Magnetic resonance imaging is useful in evaluating lesions in patients with dense breast parenchyma (11). Metastatic lesions to the breasts detected on MRI appear similar using other imaging modalities. Such lesions may be single or multiple and circumscribed and round in shape without signs of desmoplastic reaction (8, 11, 13, 14, 17). As melanoma contains a melanin component that contains stable free paramagnetic radicals that have a paramagnetic effect and result in a shortening of the T1 and T2 relaxation times (8), melanoma possesses a high signal on T1-weighted images and a low signal on T2-weighted images on MRI (8, 17, 18). Thus, when a tumor in the breast shows this typical signal intensity on MRI, radiologists must consider melanin-containing tumors, and they should investigate the patient’s clinical history and perform a biopsy for tissue confirmation. On diffusion-weighted imaging, melanoma generally shows diffusion restriction and will enhance after intravenous (IV) gadolinium-based contrast agent administration (3). This typical signal intensity of melanoma can be lost when it is associated with the subacute to chronic stage of hematoma. When the tumor is associated with hemorrhage and transition from subacute to chronic stage, it can be seen as a hyperintense mass on both T1- and T2-weighted images. In the present case, the masses were seen as hyperintense on both T1- and T2-weighted images. Diffusion restriction was evident on diffusion-weighted imaging, and enhancement was observed on contrast-enhanced T1-weighted imaging. The mass did not follow the typical signal intensity of melanoma on the T2-weighted images in that it exhibited a high T2 signal intensity rather than typical low T2 signal of melanoma. The hematoma associated with the mass could be one of the reasons of the atypical signal, because the patient in this case underwent sonography-guided biopsy of the mass to obtain tissue confirmation approximately one week before taking MRI. However, this hypothesis cannot be applied to the other small mass that did not experience biopsy.
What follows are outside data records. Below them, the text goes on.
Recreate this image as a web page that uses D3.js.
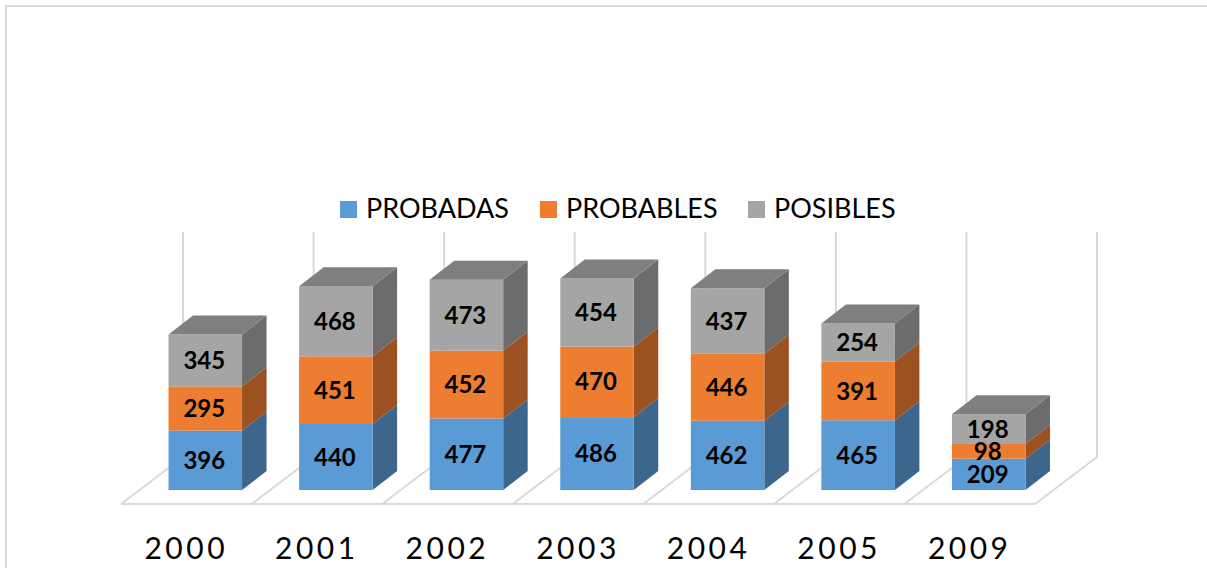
<!DOCTYPE html>
<html>
<head>
<meta charset="utf-8">
<script src="https://cdn.jsdelivr.net/npm/d3@7"></script>
<style>
  html, body { margin: 0; padding: 0; background: #fff; overflow: hidden; }
  text { font-family: Lato, "Open Sans", sans-serif; fill: #000; }
</style>
</head>
<body>
<div id="chart"></div>
<script>
const years = ["2000", "2001", "2002", "2003", "2004", "2005", "2009"];
const seriesNames = ["PROBADAS", "PROBABLES", "POSIBLES"];
const probadas = [396, 440, 477, 486, 462, 465, 209];
const probables = [295, 451, 452, 470, 446, 391, 98];
const posibles = [345, 468, 473, 454, 437, 254, 198];

const frontColor = ["#5b9bd5", "#ed7d31", "#a5a5a5"];
const sideColor = ["#3c668b", "#9b5220", "#6c6c6c"];
const topColor = "#7f7f7f";
const gridColor = "#d9d9d9";

const svg = d3.select("#chart").append("svg").attr("width", 1207).attr("height", 568);

// outer frame of the chart, only left and top are in the picture
svg.append("path")
  .attr("d", "M6,568V6H1207")
  .attr("fill", "none")
  .attr("stroke", gridColor)
  .attr("stroke-width", 2);

// floor: front edge, and how far the back wall is shifted from it
const floorLeft = 121, floorRight = 1035, floorFront = 504;
const wallDx = 62, wallDy = -47;
// bars sit part way in the floor, their own depth is smaller
const barShiftX = 19, barBase = 490;
const depthX = 24.5, depthY = -19;

const floorX = d3.scaleBand().domain(years).range([floorLeft, floorRight]);
const barX = d3.scaleBand().domain(years)
  .range([floorLeft + barShiftX, floorRight + barShiftX])
  .paddingInner(0.437).paddingOuter(0.2185);
const y = d3.scaleLinear().domain([0, 1500]).range([barBase, barBase - 225]);
const wallY = d3.scaleLinear().domain([0, 1500]).range([floorFront + wallDy, floorFront + wallDy - 225]);

const edges = years.map(d => floorX(d)).concat([floorRight]);
const grid = svg.append("g")
  .attr("fill", "none")
  .attr("stroke", gridColor)
  .attr("stroke-width", 2);

edges.forEach(function (ex) {
  grid.append("path")
    .attr("d", `M${ex},${floorFront}L${ex + wallDx},${wallY(0)}L${ex + wallDx},${wallY(1500)}`);
});
grid.append("line")
  .attr("x1", floorLeft).attr("x2", floorRight)
  .attr("y1", floorFront).attr("y2", floorFront);

// stack the three series
const rows = years.map((year, i) => ({
  year: year,
  PROBADAS: probadas[i],
  PROBABLES: probables[i],
  POSIBLES: posibles[i],
}));
const layers = d3.stack().keys(seriesNames)(rows);

const bars = svg.append("g");
const labels = svg.append("g");
layers.forEach(function (layer, s) {
  layer.forEach(function (d) {
    const x0 = barX(d.data.year), x1 = x0 + barX.bandwidth();
    const y0 = y(d[0]), y1 = y(d[1]);

    bars.append("path")
      .attr("fill", sideColor[s])
      .attr("d", `M${x1},${y0}L${x1 + depthX},${y0 + depthY}L${x1 + depthX},${y1 + depthY}L${x1},${y1}Z`);
    bars.append("rect")
      .attr("x", x0).attr("y", y1)
      .attr("width", x1 - x0).attr("height", y0 - y1)
      .attr("fill", frontColor[s]);

    // top face only on the last series
    if (s === layers.length - 1) {
      bars.append("path")
        .attr("fill", topColor)
        .attr("d", `M${x0},${y1}L${x0 + depthX},${y1 + depthY}L${x1 + depthX},${y1 + depthY}L${x1},${y1}Z`);
    }

    // labels go in their own group so the next segment does not cover them
    labels.append("text")
      .attr("x", (x0 + x1) / 2 - 1)
      .attr("y", (y0 + y1) / 2)
      .attr("dy", "0.36em")
      .attr("text-anchor", "middle")
      .style("font-size", "24px")
      .style("font-weight", "700")
      .text(d[1] - d[0]);
  });
});

// category labels
svg.append("g").selectAll("text")
  .data(years)
  .enter()
  .append("text")
  .attr("x", d => floorX(d) + floorX.bandwidth() / 2)
  .attr("y", 559)
  .attr("text-anchor", "middle")
  .style("font-size", "30px")
  .style("letter-spacing", "3.5px")
  .text(d => d);

// legend
const legendX = [340, 540, 748];
const legend = svg.append("g");
seriesNames.forEach(function (name, i) {
  legend.append("rect")
    .attr("x", legendX[i]).attr("y", 201)
    .attr("width", 17).attr("height", 17)
    .attr("fill", frontColor[i]);
  legend.append("text")
    .attr("x", legendX[i] + 26)
    .attr("y", 218)
    .style("font-size", "27px")
    .text(name);
});
</script>
</body>
</html>
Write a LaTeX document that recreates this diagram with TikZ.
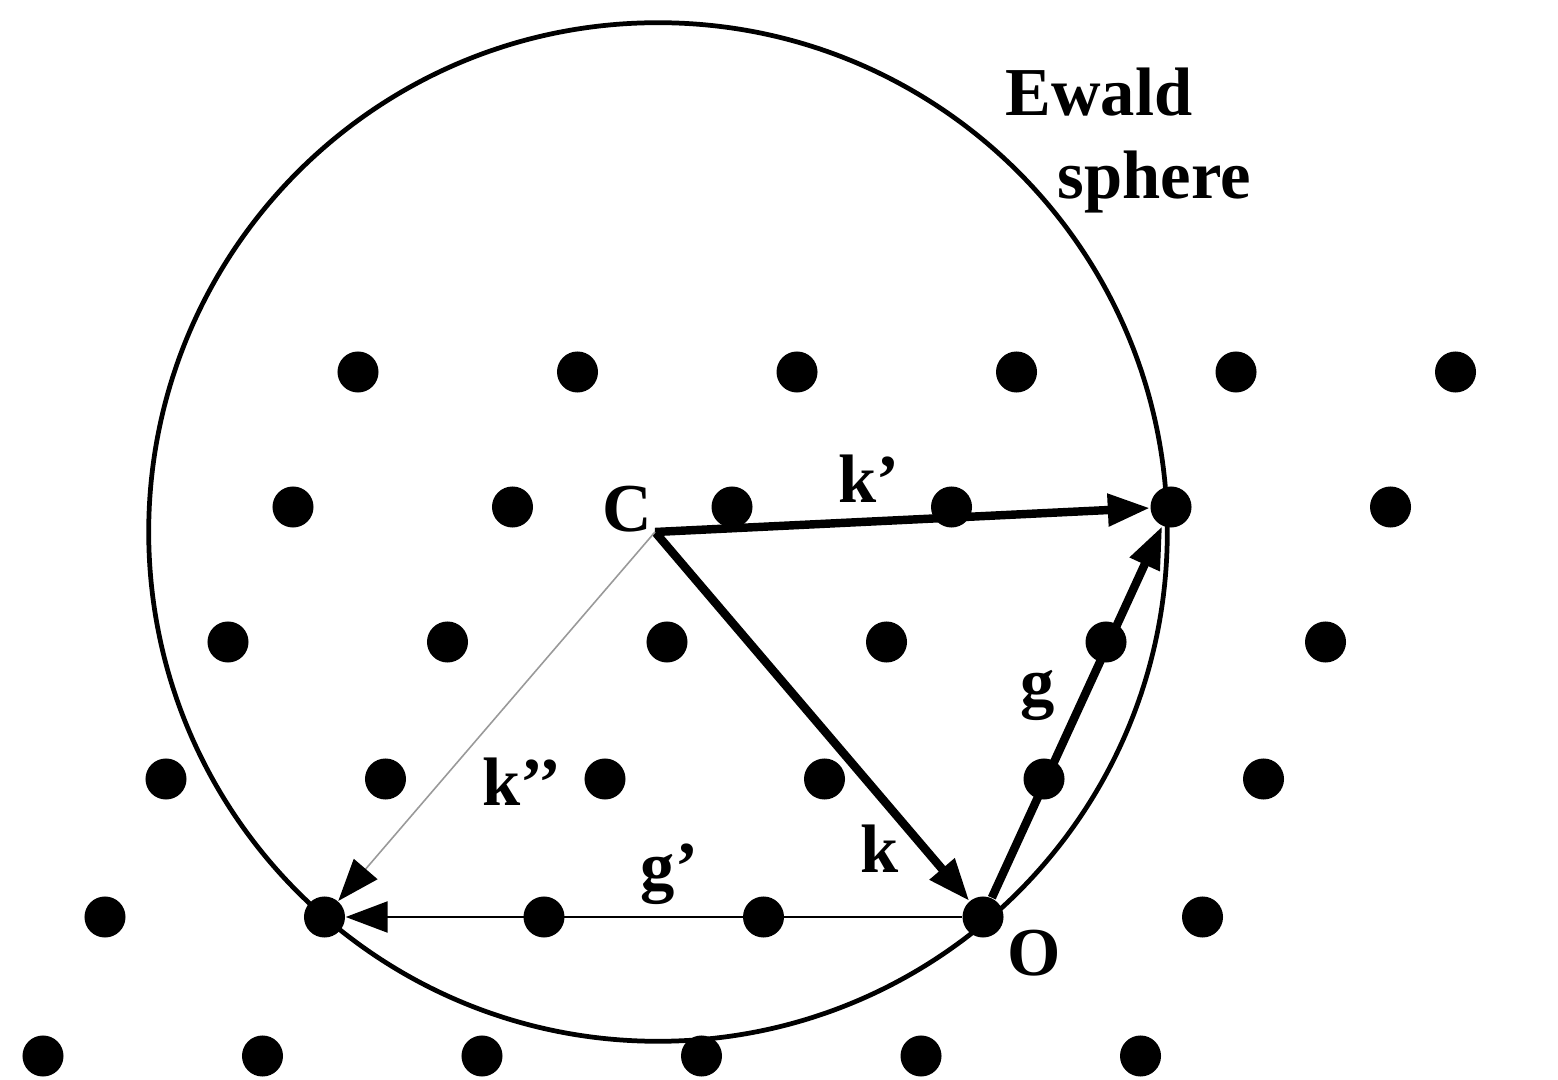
\documentclass[tikz,border=0pt]{standalone}
\usepackage{fontspec}
\setmainfont{Liberation Serif}
\usetikzlibrary{arrows.meta}
\begin{document}
\begin{tikzpicture}[x=0.01cm,y=-0.01cm,
  dot/.style={circle,fill=black,inner sep=0pt,minimum size=0.41cm},
  lbl/.style={anchor=base west,inner sep=0pt,font=\fontsize{19.5}{23}\selectfont\bfseries},
  tip/.style={-{Triangle[length=0.42cm,width=0.31cm,color=black]}},
  thickvec/.style={tip,line width=2.4pt},
  thinvec/.style={tip,line width=0.7pt},
  faintvec/.style={tip,line width=0.45pt,draw=black!40}]
\useasboundingbox (0,0) rectangle (1558,1080);
\draw[line width=1.35pt] (658,532) circle[radius=5.09cm];
\foreach \r/\x/\y in {1/358/372, 2/293/507, 3/228/642, 4/166/779, 5/105/917, 6/43/1056}
  \foreach \c in {0,...,5}
    \node[dot] (d\r\c) at ({\x+219.5*\c},\y) {};
\coordinate (C) at (655,532);
\draw[thickvec] (C) -- (d54);
\draw[thickvec] (C) -- (d24);
\draw[thickvec] (d54) -- (d24);
\draw[thinvec] (d54) -- (d51);
\draw[faintvec] (C) -- (d51);
\node[lbl] (lC) at (602,532) {C};
\node[lbl] (lO) at (1007,975) {O};
\node[lbl] (lkp) at (838,503) {k’};
\node[lbl] (lg) at (1020,706) {g};
\node[lbl] (lkpp) at (482,805) {k’’};
\node[lbl] (lk) at (860,873) {k};
\node[lbl] (lgp) at (640,889) {g’};
\node[lbl] (lE) at (1005,116) {Ewald};
\node[lbl] (lS) at (1057,199) {sphere};
\end{tikzpicture}
\end{document}
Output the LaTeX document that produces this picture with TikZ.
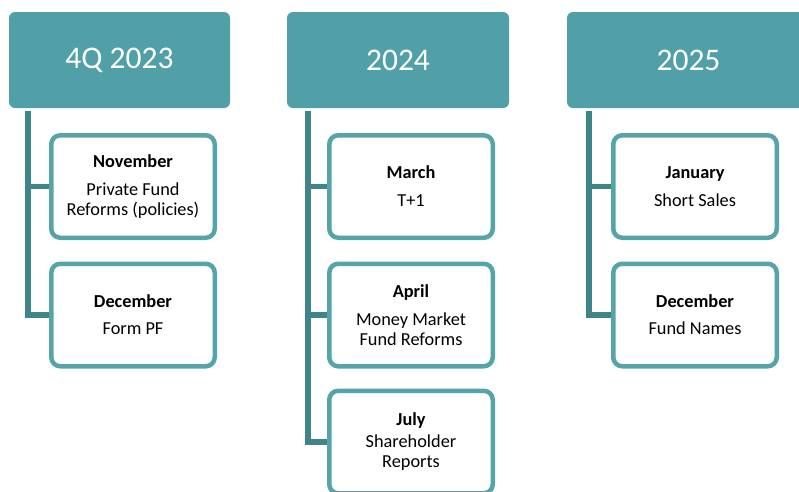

Since melanoma is known to be frequently associated with internal hemorrhage, spontaneous internal hemorrhage might be one possible reason of atypical signal intensity.

According to the national comprehensive cancer network guidelines for melanoma imaging workup, contrast-enhanced CT or PET-CT is recommended for stage IV melanoma. CT scan can be used to determine the presence of enlarged lymph nodes, swelling of the breast tissue, and involvement of the chest wall with loss of the tissue plane (10). In this case, we could see involvement of the pectoralis muscle by detecting loss of the fat plane in between the mass and the muscle on a CT scan. On PET-CT, a lesion with a maximum SUV of more than 1.5 is considered to have an increased FDG uptake. Previous studies have reported that melanomas are FDG avid on PET-CT (3, 19, 20). We could also identify masses with increased FDG uptake, and the maximum SUV was 7.2.

There are only a few radiologic reports of metastatic melanoma in the breast tissue and none of them described MRI findings in detail. Melanoma exhibits the typical signal intensity on MRI, and considering that melanoma is one of the most common primary tumors that metastasize to the breast tissue, it is important to know the characteristic imaging findings of metastatic melanoma. Even though metastasis to the breast is very rare, one should consider metastatic melanoma when a patient with a known history presents with a palpable mass in the breast that shows characteristic imaging findings. A careful assessment and tissue confirmation for the diagnosis should be recommended for development of the treatment plan.